Alongside changes on the supply side, the demand for labour is also undergoing a profound transformation – often referred to as the fourth industrial revolution. Developments in information technology, combined with robotisation and artificial intelligence, are enabling the automation of tasks previously only done by humans (Degryse, 2016). In 2020, Nordregio conducted an analysis of automation and Nordic labour markets and concluded that 32% of jobs were at risk due to automation (Grunfelder et al., 2020). Although automation may result in the displacement of workers in particular industries in the short term, the jobs it creates are expected to more than make up for the losses in the longer term (McKinsey & Company, 2017). Nevertheless, these structural changes in Nordic industries may have significant impacts on territorial GHG emissions.
Further, corresponding changes in consumption have not been seen (Watson et al. 2021). We will investigate this from a household perspective in a later section. Haberl et al. (2020), as part of a large literature review looking at the possibility of achieving absolute decoupling in the future, argue that there is ample evidence that a continuation of past trends will not yield absolute reductions in either resource use or GHG emissions. So far, environmental and climate policies have, at best, achieved a relative decoupling of GDP and resource use – specifically, GHG emissions (Kemp-Benedict 2018, Haberl et al. 2020).

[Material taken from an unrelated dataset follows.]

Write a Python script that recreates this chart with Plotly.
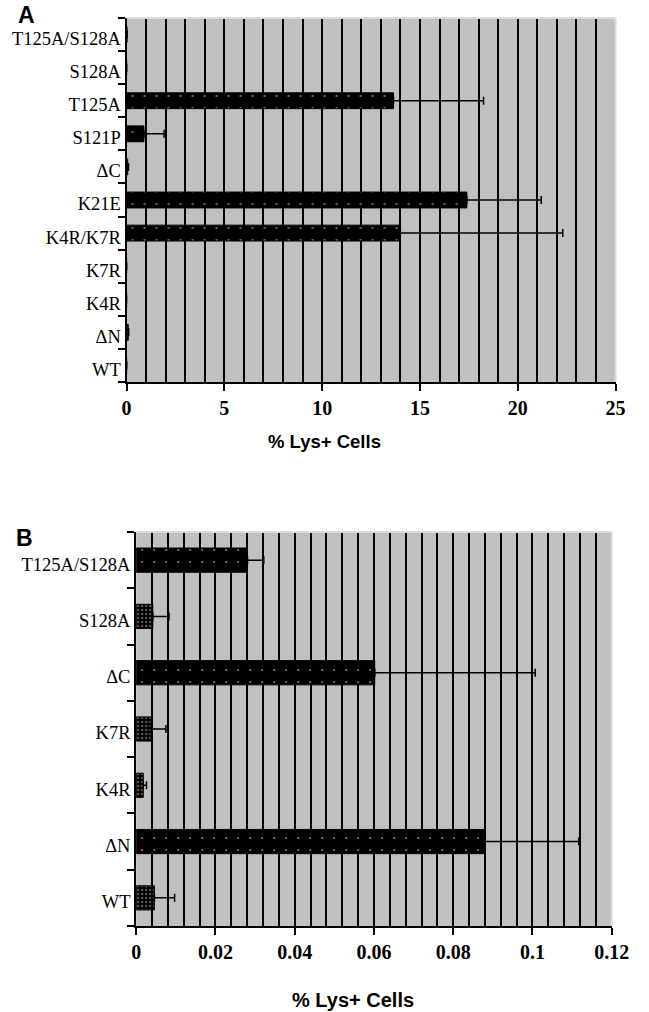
import plotly.graph_objects as go

# ---------------- data ----------------
cats_a = ["WT", "ΔN", "K4R", "K7R", "K4R/K7R", "K21E", "ΔC", "S121P", "T125A", "S128A", "T125A/S128A"]
vals_a = [0.0046, 0.088, 0.0018, 0.0038, 14.0, 17.4, 0.060, 0.89, 13.65, 0.0042, 0.028]
err_a = [0.0051, 0.0237, 0.0008, 0.0037, 8.3, 3.8, 0.0405, 1.03, 4.6, 0.0041, 0.0041]

cats_b = ["WT", "ΔN", "K4R", "K7R", "ΔC", "S128A", "T125A/S128A"]
vals_b = [0.0046, 0.088, 0.0018, 0.0038, 0.0602, 0.0042, 0.0281]
err_b = [0.0051, 0.0237, 0.0008, 0.0037, 0.0405, 0.0041, 0.0041]

ticks_a = [0, 5, 10, 15, 20, 25]
ticks_b = [0, 0.02, 0.04, 0.06, 0.08, 0.1, 0.12]
ticktext_b = ["0", "0.02", "0.04", "0.06", "0.08", "0.1", "0.12"]

xtitle = "% Lys+ Cells"

# ---------------- figure ----------------
W, H = 649, 1012
fig = go.Figure()

def pattern_for(vals, small):
    shapes, sizes, sol, fg = [], [], [], []
    for v in vals:
        if v < small:
            shapes.append("."); sizes.append(4); sol.append(0.3); fg.append("#b0b0b0")
        else:
            shapes.append("."); sizes.append(12); sol.append(0.025); fg.append("white")
    return dict(shape=shapes, size=sizes, solidity=sol, fgcolor=fg, bgcolor="black")

fig.add_trace(go.Bar(
    orientation="h", x=vals_a, y=cats_a, xaxis="x", yaxis="y", width=0.48,
    marker=dict(color="black", line=dict(color="black", width=1),
                pattern=pattern_for(vals_a, 0.5)),
    error_x=dict(type="data", array=err_a, arrayminus=[0] * len(err_a), symmetric=False,
                 color="black", thickness=1.5, width=4),
    showlegend=False,
))
fig.add_trace(go.Bar(
    orientation="h", x=vals_b, y=cats_b, xaxis="x2", yaxis="y2", width=0.43,
    marker=dict(color="black", line=dict(color="black", width=1),
                pattern=pattern_for(vals_b, 0.01)),
    error_x=dict(type="data", array=err_b, arrayminus=[0] * len(err_b), symmetric=False,
                 color="black", thickness=1.5, width=4),
    showlegend=False,
))

xfont = dict(family="Liberation Serif", size=20, color="black", weight="bold")
yfont = dict(family="Liberation Serif", size=18.5, color="black")

def xax(domain, rng, tickvals, ticktext, minor_dtick, anchor):
    return dict(
        domain=domain, range=rng, anchor=anchor,
        tickmode="array", tickvals=tickvals, ticktext=ticktext,
        showgrid=True, gridcolor="black", gridwidth=1.8,
        minor=dict(dtick=minor_dtick, tick0=0, showgrid=True, gridcolor="black",
                   gridwidth=1.8, ticks=""),
        showline=True, linecolor="black", linewidth=2,
        ticks="outside", ticklen=7, tickwidth=2, tickcolor="black",
        tickfont=xfont, zeroline=False, fixedrange=True,
    )

def yax(domain, cats, anchor):
    return dict(
        domain=domain, anchor=anchor, type="category",
        categoryorder="array", categoryarray=cats,
        range=[-0.5, len(cats) - 0.5],
        tickson="boundaries", ticks="outside", ticklen=7, tickwidth=2, tickcolor="black",
        showline=True, linecolor="black", linewidth=2, showgrid=False,
        tickfont=yfont, fixedrange=True, ticklabelshift=4,
    )

fig.update_layout(
    width=W, height=H,
    margin=dict(l=0, r=0, t=0, b=0),
    paper_bgcolor="white", plot_bgcolor="#c0c0c0",
    xaxis=xax([126 / W, 633 / W], [0, 25], ticks_a, [str(t) for t in ticks_a], 1, "y"),
    yaxis=yax([1 - 382 / H, 1 - 18 / H], cats_a, "x"),
    xaxis2=xax([136 / W, 629 / W], [0, 0.12], ticks_b, ticktext_b, 0.004, "y2"),
    yaxis2=yax([1 - 926 / H, 1 - 532 / H], cats_b, "x2"),
)

# light frame at top and right edge
for xr, yr in (("x domain", "y domain"), ("x2 domain", "y2 domain")):
    fig.add_shape(type="line", xref=xr, yref=yr, x0=0, x1=1, y0=1, y1=1,
                  line=dict(color="#dcdcdc", width=2), layer="above")
    fig.add_shape(type="line", xref=xr, yref=yr, x0=1, x1=1, y0=0, y1=1,
                  line=dict(color="#dcdcdc", width=2), layer="above")

fig.add_annotation(text=xtitle, xref="paper", yref="paper", x=331 / W, y=1 - 441 / H,
                   showarrow=False, xanchor="center", yanchor="middle",
                   font=dict(family="Liberation Sans", size=18.5, color="black", weight="bold"))
fig.add_annotation(text=xtitle, xref="paper", yref="paper", x=361 / W, y=1 - 1000 / H,
                   showarrow=False, xanchor="center", yanchor="middle",
                   font=dict(family="Liberation Sans", size=20, color="black", weight="bold"))

letter_font = dict(family="Liberation Sans", size=23, color="black", weight="bold")
fig.add_annotation(text="A", xref="paper", yref="paper", x=11 / W, y=1 - 15 / H,
                   showarrow=False, font=letter_font, xanchor="left", yanchor="middle")
fig.add_annotation(text="B", xref="paper", yref="paper", x=9 / W, y=1 - 538 / H,
                   showarrow=False, font=letter_font, xanchor="left", yanchor="middle")

fig.write_html("out.html", config={"displayModeBar": False})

By contrast, circular economy approaches, based on a recycling of materials or resources (as described, e.g. by Gowdy and Erickson 2005; Kovacic et al. 2020), look at the economy as being constrained by environmental factors. One current example of the circular economy approach is GreenLab Skive (Salonen & Tomren 2023), a business park comprising eight companies specialising in energy storage and resource efficiency. A notable feature of the park is its provision of internally sourced renewable energy, which serves as the primary energy supply for the resident companies, all of which are engaged in the production of environmentally friendly goods, including electro-fuels, heat and other sustainable products. The system also allows companies to share their surplus resources within the park, which cuts the costs of production. The park is constructed around a circular economy framework that aims to foster innovation to benefit not only the resident companies but also the surrounding region and to promote a process of evolution towards industrial symbiosis. For example, converting agricultural waste into resources such as biogas and biomass not only reduces carbon emissions but works in conjunction with local agricultural production processes. These energy systems are also creating jobs in their regions (Green Power Denmark 2024). In Denmark, the energy industry, including wind and Power-to-X, employs 73,000 people. Between 2023 and 2030, the sector expects to need an additional 45,000 jobs on average per year for the development of more renewable energy based on electricity.
In sum, while it may not be possible to achieve decoupling on a global level, we do have attempts and practices in the Nordic Region, e.g. circular economy models, that have benefits for the environment, jobs, and the economy, and on which we can build in the future.